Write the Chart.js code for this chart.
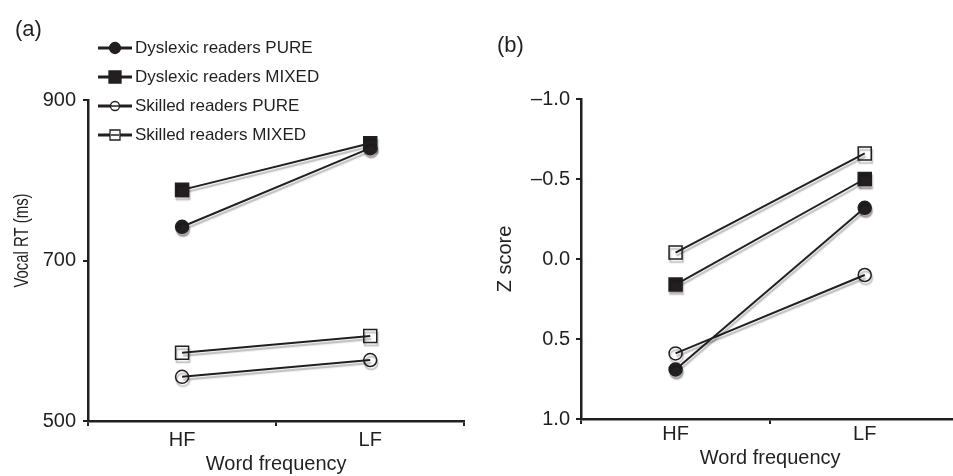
<!DOCTYPE html>
<html>
<head>
<meta charset="utf-8">
<script src="https://cdn.jsdelivr.net/npm/chart.js@4"></script>
<style>
  html, body { margin: 0; padding: 0; background: #fff; }
  body { width: 953px; height: 476px; overflow: hidden; position: relative;
         font-family: "Liberation Sans", Arial, sans-serif; color: #231f20; }
  #chartA { position: absolute; left: 0; top: 0; }
  #chartB { position: absolute; left: 470px; top: 0; }
  .panel { position: absolute; font-size: 22px; line-height: 22px; }
  #legend { position: absolute; left: 98px; top: 33px; }
  .item { height: 29.2px; display: flex; align-items: center; font-size: 17px; }
  .item canvas { margin-right: 3px; }
</style>
</head>
<body>
<canvas id="chartA" width="475" height="476"></canvas>
<canvas id="chartB" width="500" height="476"></canvas>
<div class="panel" style="left:15px; top:18px;">(a)</div>
<div class="panel" style="left:497px; top:34px;">(b)</div>
<div id="legend"></div>
<script>
const ink = '#231f20';

const categories = ['HF', 'LF'];
const seriesNames = ['Dyslexic readers PURE', 'Dyslexic readers MIXED', 'Skilled readers PURE', 'Skilled readers MIXED'];

// (a) vocal RT in ms
const rtDyslexicPure = [742, 840];
const rtDyslexicMixed = [788, 846];
const rtSkilledPure = [555, 576];
const rtSkilledMixed = [585, 606];

// (b) z scores
const zDyslexicPure = [0.69, -0.32];
const zDyslexicMixed = [0.16, -0.50];
const zSkilledPure = [0.59, 0.10];
const zSkilledMixed = [-0.04, -0.66];

const rtTicks = [500, 700, 900];
const zTicks = [-1.0, -0.5, 0.0, 0.5, 1.0];

// marker style per series
const markers = [
    { style: 'circle', radius: 6.5, fill: ink },
    { style: 'rect', radius: 9.2, fill: ink },
    { style: 'circle', radius: 6.5, fill: 'rgba(255,255,255,0)' },
    { style: 'rect', radius: 9.2, fill: 'rgba(255,255,255,0)' }
];

function makeDatasets(list) {
    return list.map((values, i) => ({
        label: seriesNames[i],
        data: values,
        borderColor: ink,
        borderWidth: 2,
        pointStyle: markers[i].style,
        pointRadius: markers[i].radius,
        pointHoverRadius: markers[i].radius,
        pointBackgroundColor: markers[i].fill,
        pointBorderColor: ink,
        pointBorderWidth: 1.5,
        fill: false,
        tension: 0
    }));
}

// grey drop shadow under lines and markers
const shadowPlugin = {
    id: 'shadow',
    beforeDatasetsDraw(chart) {
        const ctx = chart.ctx;
        ctx.save();
        ctx.shadowColor = 'rgba(0,0,0,0.3)';
        ctx.shadowOffsetX = 1;
        ctx.shadowOffsetY = 3;
        ctx.shadowBlur = 1.5;
    },
    afterDatasetsDraw(chart) {
        chart.ctx.restore();
    }
};

// the left y title in the figure is set in a narrow face: squeeze it along its length
const narrowTitle = {
    id: 'narrowTitle',
    afterDraw(chart) {
        const ctx = chart.ctx;
        const area = chart.chartArea;
        ctx.save();
        ctx.translate(22, (area.top + area.bottom) / 2 - 20);
        ctx.rotate(-Math.PI / 2);
        ctx.scale(0.71, 1);
        ctx.font = '21px "Liberation Sans", Arial, sans-serif';
        ctx.fillStyle = ink;
        ctx.textAlign = 'center';
        ctx.textBaseline = 'middle';
        ctx.fillText('Vocal RT (ms)', 0, 0);
        ctx.restore();
    }
};

function axisOptions(cfg) {
    return {
        x: {
            type: 'category',
            offset: true,
            grid: { offset: true, drawOnChartArea: false, drawTicks: true, tickLength: 5, color: ink, lineWidth: 2 },
            border: { display: true, color: ink, width: 2.5 },
            ticks: { color: ink, font: { size: 20 }, padding: cfg.xPad },
            title: { display: true, text: 'Word frequency', color: ink, font: { size: 20 }, padding: { top: 0, bottom: cfg.xTitlePad } },
            afterFit(scale) { scale.height = cfg.xHeight; }
        },
        y: {
            min: cfg.min,
            max: cfg.max,
            reverse: cfg.reverse,
            afterBuildTicks(scale) { scale.ticks = cfg.ticks.map(v => ({ value: v })); },
            grid: { drawOnChartArea: false, drawTicks: true, tickLength: 5, color: ink, lineWidth: 2 },
            border: { display: true, color: ink, width: 2.5 },
            ticks: { color: ink, font: { size: 20 }, padding: cfg.yPad, callback: cfg.fmt },
            title: { display: cfg.yTitle !== '', text: cfg.yTitle, color: ink, font: { size: 20 }, padding: { top: 0, bottom: 0 } },
            afterFit(scale) { scale.width = cfg.yWidth; }
        }
    };
}

Chart.defaults.font.family = '"Liberation Sans", Arial, sans-serif';

new Chart(document.getElementById('chartA'), {
    type: 'line',
    data: {
        labels: categories,
        datasets: makeDatasets([rtDyslexicPure, rtDyslexicMixed, rtSkilledPure, rtSkilledMixed])
    },
    options: {
        responsive: false,
        animation: false,
        layout: { padding: { left: 10, right: 7, top: 100, bottom: 0 } },
        plugins: { legend: { display: false }, tooltip: { enabled: false } },
        scales: axisOptions({
            min: 500, max: 900, reverse: false, ticks: rtTicks,
            fmt: v => String(v),
            yTitle: '',
            yWidth: 78, yPad: 7, xPad: 2, xHeight: 55, xTitlePad: 0
        })
    },
    plugins: [shadowPlugin, narrowTitle]
});

new Chart(document.getElementById('chartB'), {
    type: 'line',
    data: {
        labels: categories,
        datasets: makeDatasets([zDyslexicPure, zDyslexicMixed, zSkilledPure, zSkilledMixed])
    },
    options: {
        responsive: false,
        animation: false,
        layout: { padding: { left: 23, right: 9, top: 99, bottom: 0 } },
        plugins: { legend: { display: false }, tooltip: { enabled: false } },
        scales: axisOptions({
            min: -1, max: 1, reverse: true, ticks: zTicks,
            fmt: v => (v < 0 ? '\u2013' : '') + Math.abs(v).toFixed(1),
            yTitle: 'Z score',
            yWidth: 88, yPad: 6, xPad: -2, xHeight: 57, xTitlePad: 6
        })
    },
    plugins: [shadowPlugin]
});

// legend for panel (a): line with marker in the middle
const legend = document.getElementById('legend');
seriesNames.forEach((name, i) => {
    const row = document.createElement('div');
    row.className = 'item';
    const c = document.createElement('canvas');
    c.width = 34; c.height = 16;
    const g = c.getContext('2d');
    g.strokeStyle = ink;
    g.lineWidth = 3;
    g.beginPath(); g.moveTo(0, 8); g.lineTo(34, 8); g.stroke();
    g.fillStyle = i < 2 ? ink : '#fff';
    g.lineWidth = 1.3;
    g.beginPath();
    if (markers[i].style === 'circle') {
        g.arc(17, 8, i < 2 ? 5.5 : 4.5, 0, Math.PI * 2);
    } else {
        const s = i < 2 ? 12 : 10;
        g.rect(17 - s / 2, 8 - s / 2, s, s);
    }
    g.fill();
    g.stroke();
    if (i >= 2) { g.lineWidth = 1.5; g.beginPath(); g.moveTo(13, 8); g.lineTo(21, 8); g.stroke(); }
    row.appendChild(c);
    const t = document.createElement('span');
    t.textContent = name;
    row.appendChild(t);
    legend.appendChild(row);
});
</script>
</body>
</html>
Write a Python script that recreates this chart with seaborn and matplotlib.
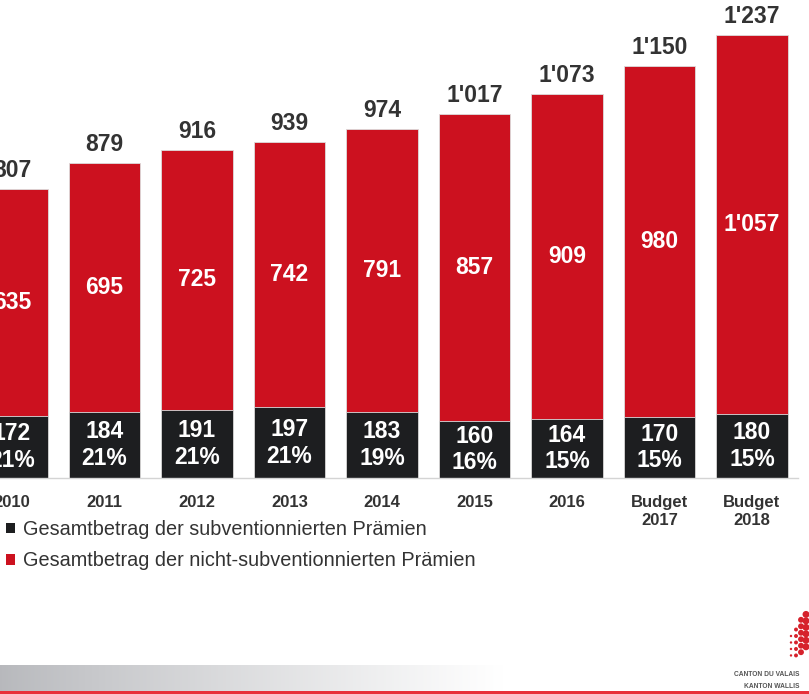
import numpy as np
import pandas as pd
import matplotlib
matplotlib.use("Agg")
import matplotlib.pyplot as plt
import seaborn as sns
from matplotlib.patches import Patch

categories = ["2010", "2011", "2012", "2013", "2014", "2015", "2016", "Budget\n2017", "Budget\n2018"]
subsidized = [172, 184, 191, 197, 183, 160, 164, 170, 180]
non_subsidized = [635, 695, 725, 742, 791, 857, 909, 980, 1057]
totals = [807, 879, 916, 939, 974, 1017, 1073, 1150, 1237]
shares = ["21%", "21%", "21%", "21%", "19%", "16%", "15%", "15%", "15%"]
legend_labels = ["Gesamtbetrag der subventionnierten Prämien",
                 "Gesamtbetrag der nicht-subventionnierten Prämien"]

RED = "#cc111f"
BLACK = "#1d1e20"
TXT = "#333333"

def fmt(v):
    return f"{v:,}".replace(",", "'")

sns.set_theme(style="white")
plt.rcParams["font.family"] = ["Liberation Sans", "DejaVu Sans"]

W, H = 809, 694
fig = plt.figure(figsize=(W / 100, H / 100), dpi=100)
fig.patch.set_facecolor("white")

base_y = 478
ax = fig.add_axes([0, 1 - base_y / H, 1, base_y / H])
df = pd.DataFrame({"cat": categories, "total": totals, "sub": subsidized,
                   "non": non_subsidized})

sns.barplot(data=df, x="cat", y="total", color=RED, width=0.77, ax=ax,
            saturation=1, edgecolor="#dcdcdc", linewidth=0.6)
sns.barplot(data=df, x="cat", y="sub", color=BLACK, width=0.77, ax=ax,
            saturation=1, edgecolor="#dcdcdc", linewidth=0.6)

for i, c in enumerate(categories):
    ax.text(i, totals[i] + 20, fmt(totals[i]), ha="center", va="bottom",
            fontsize=16.5, fontweight="bold", color=TXT)
    ax.text(i, subsidized[i] + non_subsidized[i] / 2, fmt(non_subsidized[i]),
            ha="center", va="center", fontsize=16.5, fontweight="bold", color="white")
    ax.text(i, subsidized[i] / 2, fmt(subsidized[i]) + "\n" + shares[i],
            ha="center", va="center", fontsize=16.5, fontweight="bold",
            color="white", linespacing=1.2)

for s in ["top", "right", "left"]:
    ax.spines[s].set_visible(False)
ax.spines["bottom"].set_color("#d4d4d4")
ax.spines["bottom"].set_linewidth(1)
ax.spines["bottom"].set_bounds(-0.5, 8.5)
ax.set_yticks([])
ax.set_xlabel("")
ax.set_ylabel("")
ax.set_xticks(np.arange(len(categories)))
ax.set_xticklabels(categories, fontsize=12, fontweight="bold", color=TXT,
                   linespacing=1.3)
ax.tick_params(axis="x", which="major", length=0, pad=12)
ax.set_xticks(np.arange(len(categories) + 1) - 0.5, minor=True)
ax.tick_params(axis="x", which="minor", length=5, color="#d4d4d4", width=1,
               direction="out")
ax.grid(False)

px_per_unit = 0.358
ax.set_ylim(0, base_y / px_per_unit)
x0 = -12 / 92.5
ax.set_xlim(x0, x0 + W / 92.5)

handles = [Patch(facecolor=BLACK, edgecolor="none"),
           Patch(facecolor=RED, edgecolor="none")]
fig.legend(handles, legend_labels, loc="upper left",
           bbox_to_anchor=(-0.002, 1 - 512 / H), frameon=False,
           fontsize=14.3, handlelength=0.45, handleheight=0.45,
           handletextpad=0.4, labelspacing=0.62, labelcolor=TXT,
           borderaxespad=0)

# footer gradient band
fax = fig.add_axes([0, 3 / H, 1, 26 / H])
grad = np.linspace(0, 1, 400)
r0 = np.array([0.72, 0.725, 0.74])
cols = r0[None, :] + (1 - r0[None, :]) * np.clip(grad / 0.62, 0, 1)[:, None] ** 0.9
fax.imshow(cols[None, :, :], aspect="auto", extent=[0, 1, 0, 1])
fax.axis("off")
lax = fig.add_axes([0, 0, 1, 3 / H])
lax.set_facecolor("#e8303a")
lax.set_xticks([]); lax.set_yticks([])
for s in lax.spines.values():
    s.set_visible(False)

# logo
fig.text(799 / W, 1 - 674 / H, "CANTON DU VALAIS", ha="right", va="center",
         fontsize=4.8, color="#555555", fontweight="bold")
fig.text(799 / W, 1 - 687 / H, "KANTON WALLIS", ha="right", va="center",
         fontsize=4.8, color="#555555", fontweight="bold")
gax = fig.add_axes([789 / W, 1 - 663 / H, 20 / W, 54 / H])
gx = [0.1, 0.1, 0.1, 0.1, 0.35, 0.35, 0.35, 0.35, 0.35, 0.6, 0.6, 0.6, 0.6, 0.6, 0.6, 0.85, 0.85, 0.85, 0.85, 0.85, 0.85]
gy = [0.5, 0.38, 0.26, 0.14, 0.62, 0.5, 0.38, 0.26, 0.14, 0.8, 0.68, 0.56, 0.44, 0.32, 0.2, 0.9, 0.78, 0.66, 0.54, 0.42, 0.3]
gs = [3, 3, 3, 3, 8, 8, 8, 8, 8, 18, 18, 18, 18, 18, 18, 25, 25, 25, 25, 25, 25]
gax.scatter(gx, gy, s=gs, color="#d6222c", linewidths=0)
gax.set_xlim(0, 1); gax.set_ylim(0, 1)
gax.axis("off")

fig.savefig("out.png", dpi=100, facecolor="white")
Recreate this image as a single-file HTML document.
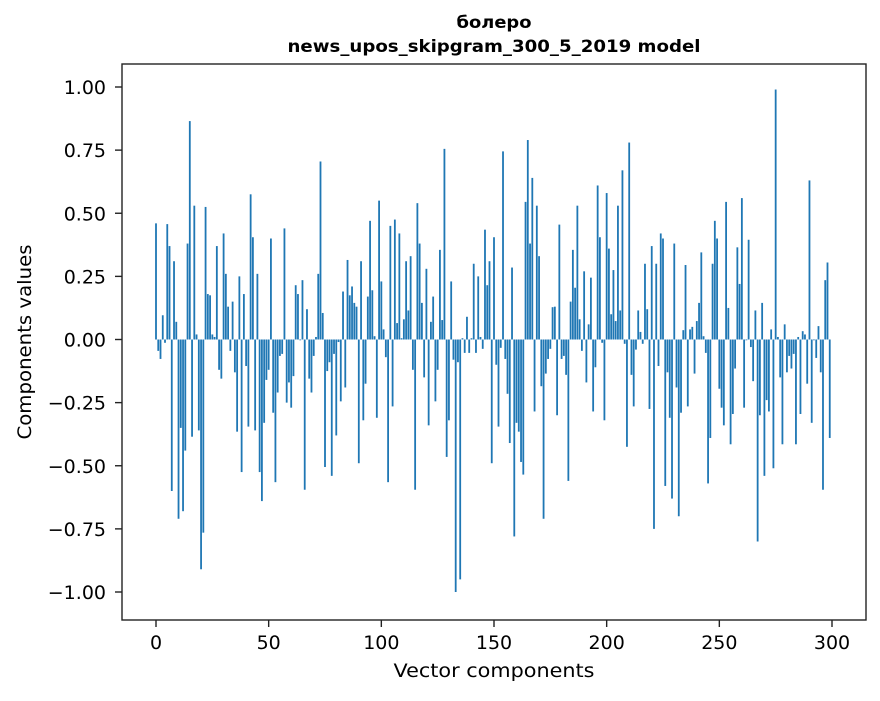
<!DOCTYPE html>
<html><head><meta charset="utf-8"><style>
body{margin:0;background:#fff;}
svg text{font-family:"DejaVu Sans","Liberation Sans",sans-serif;fill:#000;}
</style></head><body>
<svg id="chart" width="880" height="696" xmlns="http://www.w3.org/2000/svg">
<rect width="880" height="696" fill="#fff"/>
<text x="494" y="28" text-anchor="middle" font-size="17" font-weight="bold" textLength="75" lengthAdjust="spacingAndGlyphs">болеро</text>
<text x="494" y="52" text-anchor="middle" font-size="17" font-weight="bold" textLength="413" lengthAdjust="spacingAndGlyphs">news_upos_skipgram_300_5_2019 model</text>
<g id="bars"></g>
<g id="axes"></g>
<rect x="122" y="64" width="744" height="556" fill="none" stroke="#222" stroke-width="1.4"/>
<text x="494" y="677" text-anchor="middle" font-size="19" textLength="201" lengthAdjust="spacingAndGlyphs">Vector components</text>
<text transform="translate(31,342) rotate(-90)" text-anchor="middle" font-size="19" textLength="195" lengthAdjust="spacingAndGlyphs">Components values</text>
</svg>
<script>
const values = [.46,-.045,-.077,.096,-.013,.457,.37,-.60,.31,.07,
-.71,-.35,-.68,-.44,.38,.865,-.385,.53,.02,-.36,
-.91,-.765,.525,.18,.175,.02,.01,.37,-.12,-.155,
.42,.26,.13,-.045,.15,-.13,-.365,.25,-.525,.18,
-.105,-.345,.575,.405,-.36,.26,-.525,-.64,-.33,-.16,
-.12,.40,-.29,-.565,-.21,-.065,-.057,.44,-.25,-.17,
-.27,-.145,.215,.18,-.003,.235,-.595,.12,-.155,-.21,
-.065,.01,.26,.705,.105,-.505,-.125,-.09,-.54,-.057,
-.38,-.01,-.245,.19,-.19,.315,.175,.21,.145,.13,
-.49,.31,-.32,-.175,.17,.47,.195,.013,-.31,.55,
.23,.04,-.07,-.565,.45,-.265,.475,.065,.42,.005,
.08,.31,.115,.33,-.12,-.595,.54,.38,.145,-.15,
.28,-.34,.07,.17,-.245,-.12,.355,.077,.755,-.465,
-.32,.23,-.08,-1.0,-.09,-.95,.005,-.053,.09,-.053,
.005,.30,-.053,.25,.01,-.037,.435,.215,.31,-.49,
.405,-.1,-.345,-.033,.745,-.077,-.215,-.41,.285,-.78,
-.33,-.365,-.485,-.535,.545,.79,.38,.64,-.285,.53,
.33,-.185,-.71,-.135,-.077,-.037,.128,.13,-.3,.455,
-.077,-.065,-.14,-.56,.15,.355,.205,.53,.08,-.045,
.27,-.17,.06,.245,-.285,-.11,.61,.405,-.013,-.32,
.58,.36,.1,.275,.073,.53,.115,.67,-.017,-.425,
.78,-.14,-.265,-.04,.115,.03,-.017,.30,.12,-.275,
.37,-.75,.30,-.105,.42,.40,-.58,-.13,-.31,-.63,
.38,-.19,-.70,-.29,.037,.295,-.265,.04,.05,-.135,
.073,.145,.345,.013,-.053,-.57,-.39,.30,.47,.40,
-.195,-.27,-.34,.545,.125,-.415,-.295,-.115,.365,.22,
.56,-.27,-.003,.395,-.03,-.165,.115,-.80,-.30,.145,
-.54,-.24,-.285,.04,-.51,.99,.01,-.15,-.415,.06,
-.13,-.065,-.115,-.057,-.415,.01,-.295,.033,.02,-.175,
.63,-.33,-.003,-.073,.053,-.13,-.595,.235,.305,-.39];
const xTicks = [0,50,100,150,200,250,300];
const yTicks = [-1.00,-0.75,-0.50,-0.25,0.00,0.25,0.50,0.75,1.00];

const NS = "http://www.w3.org/2000/svg";
function xs(v){ return 156 + v * (676/300); }
function ys(v){ return 339.5 - v * 252.5; }
const barW = 0.8 * (676/300);
const gb = document.getElementById('bars');
values.forEach((v,i)=>{
  const r = document.createElementNS(NS,'rect');
  
  
  const y0 = ys(0), y1 = ys(v);
  r.setAttribute('x', xs(i) - barW/2);
  r.setAttribute('y', Math.min(y0,y1));
  r.setAttribute('width', barW);
  r.setAttribute('height', Math.abs(y1-y0));
  r.setAttribute('fill', '#1f77b4');
  gb.appendChild(r);
});
const ga = document.getElementById('axes');
xTicks.forEach(t=>{
  const l = document.createElementNS(NS,'line');
  
  
  l.setAttribute('x1', xs(t)); l.setAttribute('x2', xs(t));
  l.setAttribute('y1', 620); l.setAttribute('y2', 627);
  l.setAttribute('stroke', '#222');
  l.setAttribute('stroke-width', '1.4');
  ga.appendChild(l);
  const tx = document.createElementNS(NS,'text');
  
  
  tx.setAttribute('x', xs(t)); tx.setAttribute('y', 649);
  tx.setAttribute('text-anchor', 'middle');
  tx.setAttribute('font-size', '19');
  tx.textContent = String(t);
  ga.appendChild(tx);
});
yTicks.forEach(t=>{
  const l = document.createElementNS(NS,'line');
  
  
  l.setAttribute('x1', 115); l.setAttribute('x2', 122);
  l.setAttribute('y1', ys(t)); l.setAttribute('y2', ys(t));
  l.setAttribute('stroke', '#222');
  l.setAttribute('stroke-width', '1.4');
  ga.appendChild(l);
  const tx = document.createElementNS(NS,'text');
  
  
  tx.setAttribute('x', 106); tx.setAttribute('y', ys(t) + 7);
  tx.setAttribute('text-anchor', 'end');
  tx.setAttribute('font-size', '19');
  tx.textContent = (t < 0 ? '\u2212' : '') + Math.abs(t).toFixed(2);
  ga.appendChild(tx);
});
</script>
</body></html>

* * * *

Task brief:
Please extract exactly the lines of the data, from the first through the line containing "const seriesNames = ['Dyslexic", and add no pictures to the copy.

Reply:
Write the Chart.js code for this chart.
<!DOCTYPE html>
<html>
<head>
<meta charset="utf-8">
<script src="https://cdn.jsdelivr.net/npm/chart.js@4"></script>
<style>
  html, body { margin: 0; padding: 0; background: #fff; }
  body { width: 953px; height: 476px; overflow: hidden; position: relative;
         font-family: "Liberation Sans", Arial, sans-serif; color: #231f20; }
  #chartA { position: absolute; left: 0; top: 0; }
  #chartB { position: absolute; left: 470px; top: 0; }
  .panel { position: absolute; font-size: 22px; line-height: 22px; }
  #legend { position: absolute; left: 98px; top: 33px; }
  .item { height: 29.2px; display: flex; align-items: center; font-size: 17px; }
  .item canvas { margin-right: 3px; }
</style>
</head>
<body>
<canvas id="chartA" width="475" height="476"></canvas>
<canvas id="chartB" width="500" height="476"></canvas>
<div class="panel" style="left:15px; top:18px;">(a)</div>
<div class="panel" style="left:497px; top:34px;">(b)</div>
<div id="legend"></div>
<script>
const ink = '#231f20';

const categories = ['HF', 'LF'];
const seriesNames = ['Dyslexic readers PURE', 'Dyslexic readers MIXED', 'Skilled readers PURE', 'Skilled readers MIXED'];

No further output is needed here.